Building a complete VFX evidence strategy
A complete O-1B petition for a VFX artist begins with a clear map of the production record: which productions qualify as distinguished using box office data, awards history, and critical reception; which of those productions involved the petitioner in a critical or lead role using contracts and employer letters; and which supplementary criteria are documentable from that record. For a senior VFX supervisor or sequence supervisor with a strong production history, the common combination of critical role plus expert recognition plus commercial success provides a solid three-criterion foundation, with high salary and published material added when they are available and well-documented.
The petition brief for a VFX case must perform more translation work than briefs in fields where the criteria are more intuitively obvious to a generalist adjudicator. Explaining the VFX production hierarchy, contextualizing the significance of specific awards and venues, describing how sequence supervision differs from general VFX work, and mapping the petitioner's specific technical contributions to the criterion requirements are all tasks the brief must accomplish. Adjudicators reviewing O-1B petitions see entertainment industry cases regularly but may have less familiarity with the VFX-specific organizational structure than with the more visible roles in front of and behind the camera.
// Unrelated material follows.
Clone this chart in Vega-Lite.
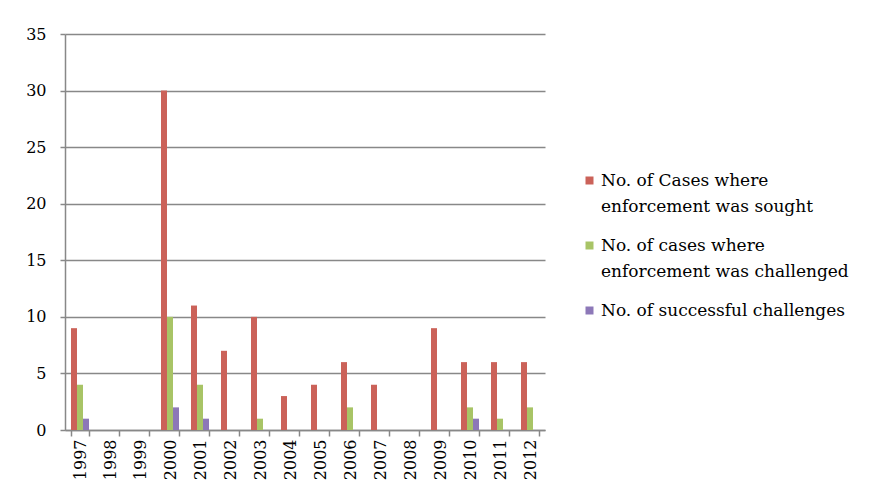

For petitioners who work internationally — at VFX facilities in Canada, the United Kingdom, New Zealand, India, or other markets where major VFX work is produced — the evidence file should address the international productions' distinction and the petitioner's role within them using the same documentation framework as domestic productions. An internationally produced film that was distributed in the United States and achieved significant domestic gross or critical recognition is a distinguished production for O-1B purposes regardless of where it was physically produced. The petitioner's critical role on that production, documented through the employing facility's records, is equally valid evidence regardless of the production's country of origin.